Letter: In correspondence, Connor offered only insults (May 8, 2009)
How is it that an elected public official, sworn to uphold Maine’s Constitution, and by inference the Constitution of the United States, would co-sponsor legislation intending to deny the constitutional right to due process? Why is it that this state legislator would then insult a citizen in a pejorative, sarcastic manner who questioned this measure?
Such is the case with State Rep. Gary Connor (D-Kennebunk) when I sent him an email last week on LD 1028. This legislation seeks to amend Title 30-A by denying constitutional protections to corporations. This is the actual wording of the relevant subsection being considered. The bill’s language in its entirety reads, “A municipality may adopt and enforce an ordinance that denies a corporation rights, privileges, powers or protections that enable the corporation to avoid the enforcement of an ordinance or to challenge or nullify an ordinance.”

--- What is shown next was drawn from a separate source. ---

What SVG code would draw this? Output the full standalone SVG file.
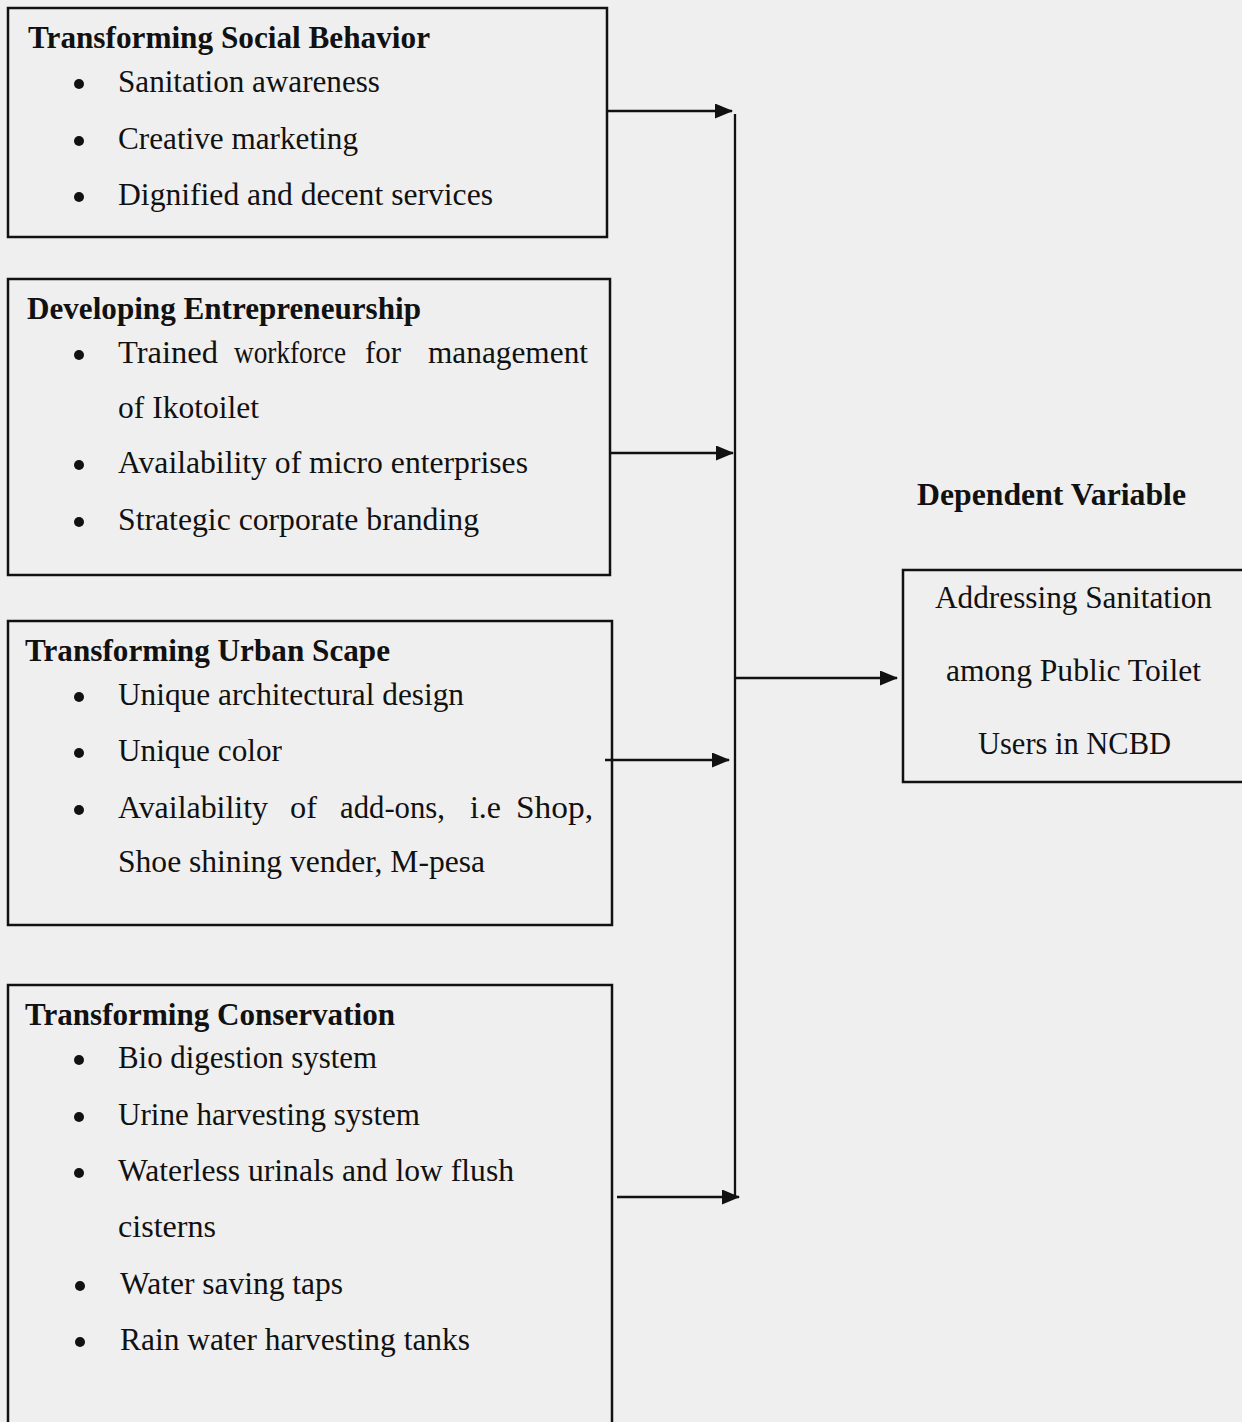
<svg xmlns="http://www.w3.org/2000/svg" width="1242" height="1422" viewBox="0 0 1242 1422">
<style>
.bg{fill:#efefef}
.box{fill:none;stroke:#111;stroke-width:2.5}
.t{font-family:"Liberation Serif","Times New Roman",serif;font-size:31px;fill:#111}
.b{font-weight:bold}
.dot{fill:#111}
.ln{stroke:#111;stroke-width:2.3;fill:none}
</style>
<defs>
<marker id="ah" markerWidth="18" markerHeight="15" refX="17" refY="7.5" orient="auto" markerUnits="userSpaceOnUse">
<path d="M0,0 L18,7.5 L0,15 Z" fill="#111"/>
</marker>
</defs>
<rect class="bg" x="0" y="0" width="1242" height="1422"/>

<g id="node-social">
<rect class="box" x="8" y="8" width="599" height="229"/>
<text class="t b" x="28" y="48" textLength="402" lengthAdjust="spacingAndGlyphs">Transforming Social Behavior</text>
<circle class="dot" cx="79" cy="84" r="5"/>
<text class="t" x="118" y="92" textLength="262" lengthAdjust="spacingAndGlyphs">Sanitation awareness</text>
<circle class="dot" cx="79" cy="141" r="5"/>
<text class="t" x="118" y="149" textLength="240" lengthAdjust="spacingAndGlyphs">Creative marketing</text>
<circle class="dot" cx="79" cy="197" r="5"/>
<text class="t" x="118" y="205" textLength="375" lengthAdjust="spacingAndGlyphs">Dignified and decent services</text>
</g>

<g id="node-entrepreneurship">
<rect class="box" x="8" y="279" width="602" height="296"/>
<text class="t b" x="27" y="319" textLength="394" lengthAdjust="spacingAndGlyphs">Developing Entrepreneurship</text>
<circle class="dot" cx="79" cy="355" r="5"/>
<text class="t" y="363"><tspan x="118" textLength="100" lengthAdjust="spacingAndGlyphs">Trained</tspan><tspan x="234" textLength="112" lengthAdjust="spacingAndGlyphs">workforce</tspan><tspan x="365" textLength="36" lengthAdjust="spacingAndGlyphs">for</tspan><tspan x="428" textLength="160" lengthAdjust="spacingAndGlyphs">management</tspan></text>
<text class="t" x="118" y="418" textLength="141" lengthAdjust="spacingAndGlyphs">of Ikotoilet</text>
<circle class="dot" cx="79" cy="465" r="5"/>
<text class="t" x="118" y="473" textLength="410" lengthAdjust="spacingAndGlyphs">Availability of micro enterprises</text>
<circle class="dot" cx="79" cy="522" r="5"/>
<text class="t" x="118" y="530" textLength="361" lengthAdjust="spacingAndGlyphs">Strategic corporate branding</text>
</g>

<g id="node-urban">
<rect class="box" x="8" y="621" width="604" height="304"/>
<text class="t b" x="25" y="661" textLength="365" lengthAdjust="spacingAndGlyphs">Transforming Urban Scape</text>
<circle class="dot" cx="79" cy="697" r="5"/>
<text class="t" x="118" y="705" textLength="346" lengthAdjust="spacingAndGlyphs">Unique architectural design</text>
<circle class="dot" cx="79" cy="753" r="5"/>
<text class="t" x="118" y="761" textLength="164" lengthAdjust="spacingAndGlyphs">Unique color</text>
<circle class="dot" cx="79" cy="810" r="5"/>
<text class="t" y="818"><tspan x="118" textLength="150" lengthAdjust="spacingAndGlyphs">Availability</tspan><tspan x="290" textLength="27" lengthAdjust="spacingAndGlyphs">of</tspan><tspan x="340" textLength="105" lengthAdjust="spacingAndGlyphs">add-ons,</tspan><tspan x="470" textLength="31" lengthAdjust="spacingAndGlyphs">i.e</tspan><tspan x="516" textLength="77" lengthAdjust="spacingAndGlyphs">Shop,</tspan></text>
<text class="t" x="118" y="872" textLength="367" lengthAdjust="spacingAndGlyphs">Shoe shining vender, M-pesa</text>
</g>

<g id="node-conservation">
<rect class="box" x="8" y="985" width="604" height="450"/>
<text class="t b" x="25" y="1025" textLength="370" lengthAdjust="spacingAndGlyphs">Transforming Conservation</text>
<circle class="dot" cx="79" cy="1060" r="5"/>
<text class="t" x="118" y="1068" textLength="259" lengthAdjust="spacingAndGlyphs">Bio digestion system</text>
<circle class="dot" cx="79" cy="1117" r="5"/>
<text class="t" x="118" y="1125" textLength="302" lengthAdjust="spacingAndGlyphs">Urine harvesting system</text>
<circle class="dot" cx="79" cy="1173" r="5"/>
<text class="t" x="118" y="1181" textLength="396" lengthAdjust="spacingAndGlyphs">Waterless urinals and low flush</text>
<text class="t" x="118" y="1237" textLength="98" lengthAdjust="spacingAndGlyphs">cisterns</text>
<circle class="dot" cx="80" cy="1286" r="5"/>
<text class="t" x="120" y="1294" textLength="223" lengthAdjust="spacingAndGlyphs">Water saving taps</text>
<circle class="dot" cx="80" cy="1342" r="5"/>
<text class="t" x="120" y="1350" textLength="350" lengthAdjust="spacingAndGlyphs">Rain water harvesting tanks</text>
</g>

<g id="label-dependent">
<text class="t b" x="917" y="505" textLength="269" lengthAdjust="spacingAndGlyphs">Dependent Variable</text>
</g>

<g id="node-dependent">
<rect class="box" x="903" y="570" width="345" height="212"/>
<text class="t" x="935" y="608" textLength="277" lengthAdjust="spacingAndGlyphs">Addressing Sanitation</text>
<text class="t" x="946" y="681" textLength="255" lengthAdjust="spacingAndGlyphs">among Public Toilet</text>
<text class="t" x="978" y="754" textLength="193" lengthAdjust="spacingAndGlyphs">Users in NCBD</text>
</g>

<g id="connectors">
<line class="ln" x1="607" y1="111" x2="732" y2="111" marker-end="url(#ah)"/>
<line class="ln" x1="610" y1="453" x2="733" y2="453" marker-end="url(#ah)"/>
<line class="ln" x1="605" y1="760" x2="729" y2="760" marker-end="url(#ah)"/>
<line class="ln" x1="617" y1="1197" x2="739" y2="1197" marker-end="url(#ah)"/>
<line class="ln" x1="735" y1="114" x2="735" y2="1197"/>
<line class="ln" x1="735" y1="678" x2="897" y2="678" marker-end="url(#ah)"/>
</g>
</svg>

Connor and State Rep. Ed Legg (D-Kennebunk), are co-sponsors of LD 1028. While Connor may disagree with my assertion that supporting such a blatant measure as denying the corporate, tax-paying citizen of his or her right to challenge local ordinances is nothing short of fascism, his professional conduct in his reply was inexcusable. This was not an anonymous email to which he was replying, my last name was very prominent in the email heading and Connor has exchanged email with me in the past.
When challenged to offer “solutions” rather than a “complaint,” I inquired just what was the problem that compelled a solution represented in LD 1028. Connor refused to respond to my legitimate inquiry but engaged further in a personal affront. Perhaps his reluctance for transparency relates to LD 1028 finding it roots in the state’s Democratic legislative platform and the anti-capitalist socialists who are masquerading as environmental activists. These folks are seeking to strip Nestle/Poland Spring of its constitutional rights in an effort to obstruct a lawful, tax-paying commercial enterprise that contributes millions to Maine’s economy, employs hundreds of fellow citizens, and wishes to invest further in Maine and its people.
You need not look any further than Wells for what these folks have in store for you and the rest of Maine, and the country at large for that matter.
Local businesses are considering their forced departure from Wells as a reality should the citizens petition there which is outrageously, perhaps unlawfully, overreaching pass in June. The local petition there seeks to afford constitutional protections to “eco-systems” but deny due process to corporations.
It’s time that we recognize just what this political ideology represents and it’s not liberty, freedom and prosperity. And you can bet it’s headed for Kennebunk. It might just be time too for Connor to consider his public conduct and defend his political beliefs in a mannered response rather than insult the people he serves.